Google will open a new data center on the coast of Denmark, its fifth such facility in Europe.
Google has selected a location just outside of Fredericia, a town on the eastern coast of the Jutland Peninsula west of Denmark's capital Copenhagen.
Google's new Danish data center will be a few hours drive from Apple's two data centers on the same peninsula.
Apple announced its first Danish data center in Jutland in 2015, and has since built a second data center in Aabenraa, near the Danish-German border, which is expected to come online in the next few months.
Google plans to offset its carbon footprint by investing in Power Purchase Agreements (PPAs), which allow it to buy electricity from renewable energy projects on the same grid the data center is located.

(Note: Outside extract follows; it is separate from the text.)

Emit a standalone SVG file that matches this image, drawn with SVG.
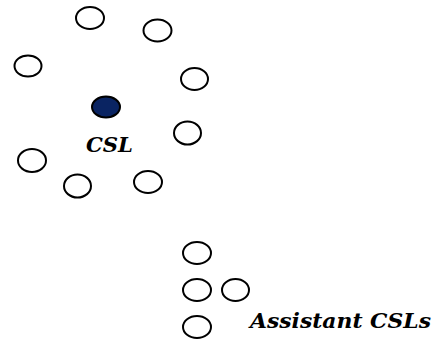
<svg xmlns="http://www.w3.org/2000/svg" width="433" height="339" viewBox="0 0 433 339">
<style>
.n{fill:#fff;stroke:#000;stroke-width:2}
.c{fill:#0a2462;stroke:#000;stroke-width:2}
.t{font-family:"DejaVu Serif","Liberation Serif",serif;font-weight:bold;font-style:italic;font-size:21px;fill:#000}
</style>
<rect width="433" height="339" fill="#fff"/>
<g id="connectors"></g>
<g id="n1"><ellipse class="n" cx="90" cy="18" rx="14" ry="11"/></g>
<g id="n2"><ellipse class="n" cx="157.5" cy="30.5" rx="14" ry="11"/></g>
<g id="n3"><ellipse class="n" cx="28" cy="66" rx="13.5" ry="10.5"/></g>
<g id="n4"><ellipse class="n" cx="194.5" cy="79" rx="13.5" ry="11"/></g>
<g id="csl"><ellipse class="c" cx="106" cy="107" rx="14" ry="10.5"/><text class="t" x="86" y="152" textLength="47" lengthAdjust="spacingAndGlyphs">CSL</text></g>
<g id="n5"><ellipse class="n" cx="187.5" cy="133" rx="13.5" ry="11.5"/></g>
<g id="n6"><ellipse class="n" cx="32" cy="160.5" rx="14" ry="11.5"/></g>
<g id="n7"><ellipse class="n" cx="77.5" cy="186" rx="13.5" ry="11.5"/></g>
<g id="n8"><ellipse class="n" cx="148" cy="182" rx="14" ry="11"/></g>
<g id="a1"><ellipse class="n" cx="197" cy="253" rx="14" ry="11"/></g>
<g id="a2"><ellipse class="n" cx="197" cy="290" rx="14" ry="11"/></g>
<g id="a3"><ellipse class="n" cx="235.5" cy="290" rx="13.5" ry="11"/></g>
<g id="a4"><ellipse class="n" cx="197" cy="327" rx="14" ry="11"/></g>
<g id="label"><text class="t" x="250" y="328" textLength="181" lengthAdjust="spacingAndGlyphs">Assistant CSLs</text></g>
</svg>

The company is looking to create PPAs with Danish offshore wind, onshore wind, and solar energy renewable projects.
Google has previously locked in PPAs backing Swedish wind farms that indirectly supply power to its data center in Finland.

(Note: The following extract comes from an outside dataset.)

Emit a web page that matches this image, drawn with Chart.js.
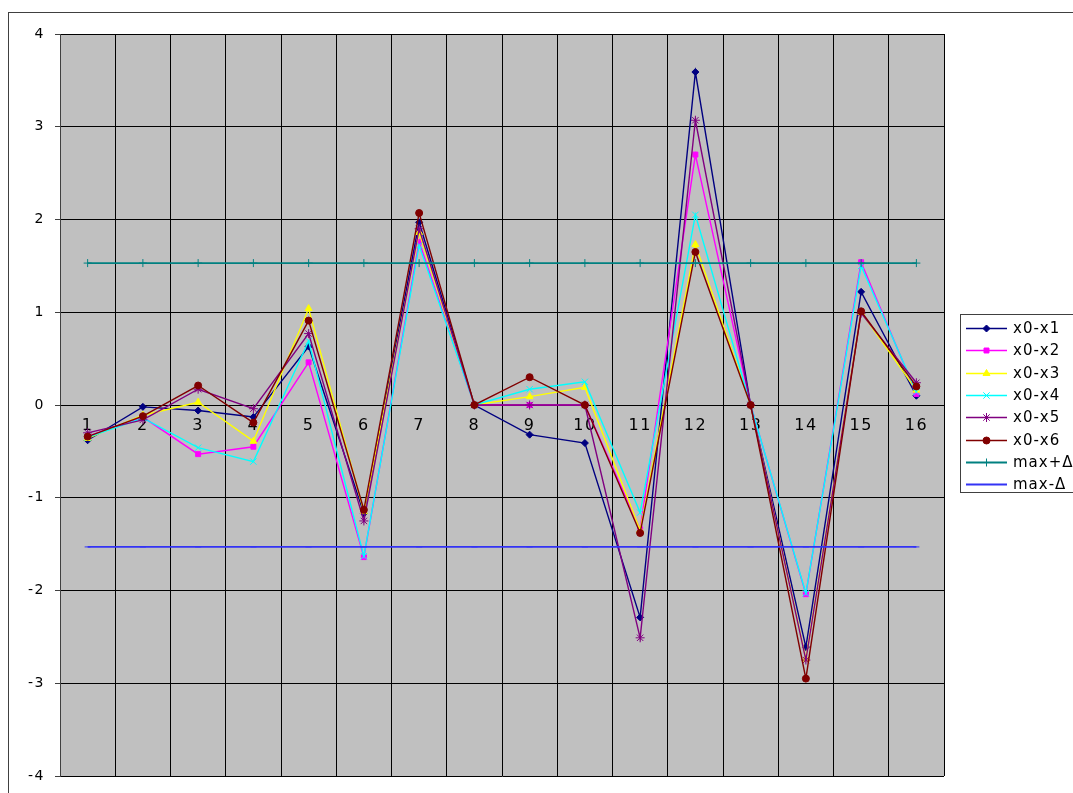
<!DOCTYPE html>
<html>
<head>
<meta charset="utf-8">
<title>x0 differences</title>
<script src="https://cdn.jsdelivr.net/npm/chart.js@4.4.1/dist/chart.umd.min.js"></script>
<style>
  html, body { margin: 0; padding: 0; background: #ffffff; }
  #wrap { width: 1073px; height: 793px; position: relative; }
  canvas { display: block; }
</style>
</head>
<body>
<div id="wrap"><canvas id="chart" width="1073" height="793"></canvas></div>
<script>
// Category labels along the zero axis
const categories = ['1','2','3','4','5','6','7','8','9','10','11','12','13','14','15','16'];

// Differences per series
const x0x1 = [-0.38, -0.02, -0.06, -0.13, 0.63, -1.17, 1.97, 0, -0.32, -0.41, -2.29, 3.59, 0, -2.61, 1.22, 0.10];
const x0x2 = [-0.34, -0.13, -0.53, -0.45, 0.46, -1.64, 1.76, 0, 0, 0, -1.34, 2.70, 0, -2.04, 1.54, 0.12];
const x0x3 = [-0.36, -0.11, 0.03, -0.39, 1.04, -1.15, 1.86, 0, 0.09, 0.19, -1.35, 1.73, 0, -2.74, 1.00, 0.16];
const x0x4 = [-0.35, -0.14, -0.46, -0.61, 0.69, -1.63, 1.72, 0, 0.17, 0.25, -1.16, 2.05, 0, -2.03, 1.50, 0.14];
const x0x5 = [-0.30, -0.16, 0.17, -0.04, 0.77, -1.25, 1.90, 0, 0, 0, -2.51, 3.07, 0, -2.75, 0.99, 0.24];
const x0x6 = [-0.34, -0.12, 0.21, -0.19, 0.91, -1.13, 2.07, 0, 0.30, 0, -1.38, 1.65, 0, -2.95, 1.01, 0.20];

// Tolerance band
const maxPlus  = [1.53, 1.53, 1.53, 1.53, 1.53, 1.53, 1.53, 1.53, 1.53, 1.53, 1.53, 1.53, 1.53, 1.53, 1.53, 1.53];
const maxMinus = [-1.53, -1.53, -1.53, -1.53, -1.53, -1.53, -1.53, -1.53, -1.53, -1.53, -1.53, -1.53, -1.53, -1.53, -1.53, -1.53];

// Y axis range
const yMin = -4;
const yMax = 4;
const yStep = 1;

const seriesDefs = [
  { label: 'x0-x1', data: x0x1, color: '#000080', style: 'rectRot',  radius: 3.5 },
  { label: 'x0-x2', data: x0x2, color: '#FF00FF', style: 'rect',     radius: 3.5 },
  { label: 'x0-x3', data: x0x3, color: '#FFFF00', style: 'triangle', radius: 4 },
  { label: 'x0-x4', data: x0x4, color: '#00FFFF', style: 'crossRot', radius: 4.5 },
  { label: 'x0-x5', data: x0x5, color: '#800080', style: 'star',     radius: 4.5 },
  { label: 'x0-x6', data: x0x6, color: '#800000', style: 'circle',   radius: 3.5 },
  { label: 'max+\u0394', data: maxPlus,  color: '#008080', style: 'cross', radius: 4 },
  { label: 'max-\u0394', data: maxMinus, color: '#3333F5', style: 'line',  radius: 3 }
];

const n = seriesDefs.length;
const datasets = seriesDefs.map((s, i) => ({
  label: s.label,
  data: s.data,
  borderColor: s.color,
  backgroundColor: s.color,
  pointBackgroundColor: s.color,
  pointBorderColor: s.color,
  pointStyle: s.style,
  pointRadius: s.radius,
  pointBorderWidth: 1,
  borderWidth: i >= 6 ? 1.8 : 1.4,
  tension: 0,
  fill: false,
  // later series are painted above earlier ones
  order: n - i
}));

Chart.defaults.font.family = "'DejaVu Sans', 'Liberation Sans', sans-serif";
Chart.defaults.color = '#000000';

// Gray plot background and the outer chart frame
const frame = {
  id: 'frame',
  beforeDraw(chart) {
    const { ctx, chartArea: a } = chart;
    ctx.save();
    ctx.fillStyle = '#ffffff';
    ctx.fillRect(0, 0, chart.width, chart.height);
    ctx.fillStyle = '#C0C0C0';
    ctx.fillRect(a.left, a.top, a.right - a.left, a.bottom - a.top);
    ctx.strokeStyle = '#404040';
    ctx.lineWidth = 1;
    ctx.strokeRect(8.5, 12.5, 3000, 3000);
    ctx.restore();
    // slightly wider lettering for the axis labels
    ctx.letterSpacing = '1.5px';
  },
  afterDraw(chart) {
    chart.ctx.letterSpacing = '0px';
  }
};

// Boxed legend on the right: line sample with its marker, then the name
const sideLegend = {
  id: 'sideLegend',
  afterDraw(chart) {
    const ctx = chart.ctx;
    ctx.save();
    ctx.fillStyle = '#ffffff';
    ctx.fillRect(960.5, 314.5, 200, 178);
    ctx.strokeStyle = '#404040';
    ctx.lineWidth = 1;
    ctx.strokeRect(960.5, 314.5, 200, 178);
    chart.data.datasets.forEach((ds, i) => {
      const y = Math.round(328 + i * 22.3) + 0.5;
      ctx.strokeStyle = ds.borderColor;
      ctx.lineWidth = ds.borderWidth;
      ctx.beginPath();
      ctx.moveTo(966, y);
      ctx.lineTo(1007, y);
      ctx.stroke();
      ctx.fillStyle = ds.pointBackgroundColor;
      ctx.strokeStyle = ds.pointBorderColor;
      ctx.lineWidth = 1;
      Chart.helpers.drawPoint(ctx, {
        pointStyle: ds.pointStyle,
        radius: ds.pointRadius,
        borderWidth: 1,
        rotation: 0
      }, 986.5, y);
      ctx.fillStyle = '#000000';
      ctx.font = "15px 'DejaVu Sans', sans-serif";
      ctx.letterSpacing = '1px';
      ctx.textAlign = 'left';
      ctx.textBaseline = 'middle';
      ctx.fillText(ds.label, 1013, y + 1);
    });
    ctx.restore();
  }
};

new Chart(document.getElementById('chart'), {
  type: 'line',
  data: { labels: categories, datasets: datasets },
  options: {
    responsive: false,
    animation: false,
    devicePixelRatio: 1,
    layout: { padding: { left: 0, top: 34, right: 129, bottom: 17 } },
    plugins: {
      legend: { display: false },
      tooltip: { enabled: false }
    },
    elements: { line: { tension: 0 } },
    scales: {
      x: {
        type: 'category',
        offset: true,
        position: { y: 0 },
        afterFit(scale) {
          // the axis sits inside the plot, so it reserves no room of its own
          scale.height = 0;
          scale.paddingTop = 0;
          scale.paddingBottom = 0;
        },
        grid: {
          offset: true,
          color: '#000000',
          lineWidth: 1,
          drawTicks: true,
          tickLength: 4,
          tickColor: '#000000'
        },
        border: { display: true, color: '#000000', width: 1 },
        ticks: {
          font: { size: 16 },
          color: '#000000',
          padding: 7,
          maxRotation: 0,
          autoSkip: false
        }
      },
      y: {
        min: yMin,
        max: yMax,
        afterFit(scale) {
          scale.width = 60;
          scale.paddingBottom = 0;
        },
        grid: {
          color: '#000000',
          lineWidth: 1,
          drawTicks: true,
          tickLength: 5,
          tickColor: '#404040'
        },
        border: { display: true, color: '#404040', width: 1 },
        ticks: {
          stepSize: yStep,
          font: { size: 14 },
          color: '#000000',
          padding: 10
        }
      }
    }
  },
  plugins: [frame, sideLegend]
});
</script>
</body>
</html>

The company this year also announced investments in new undersea cables for its cloud computing platform, including the Havfrue link connecting the US to Denmark and Ireland. It's expected to come online in late 2019.
The Denmark facility is timetabled to be complete in 2021 and will be Google's fifth European data center, joining others in Belgium, Finland, Ireland, and the Netherlands.
Citing forecasts from a Danish economic consultancy, Google says it expects to create 1,450 construction jobs per year between 2018 and 2021. Once the site is operational it will employ from 150 to 250 people.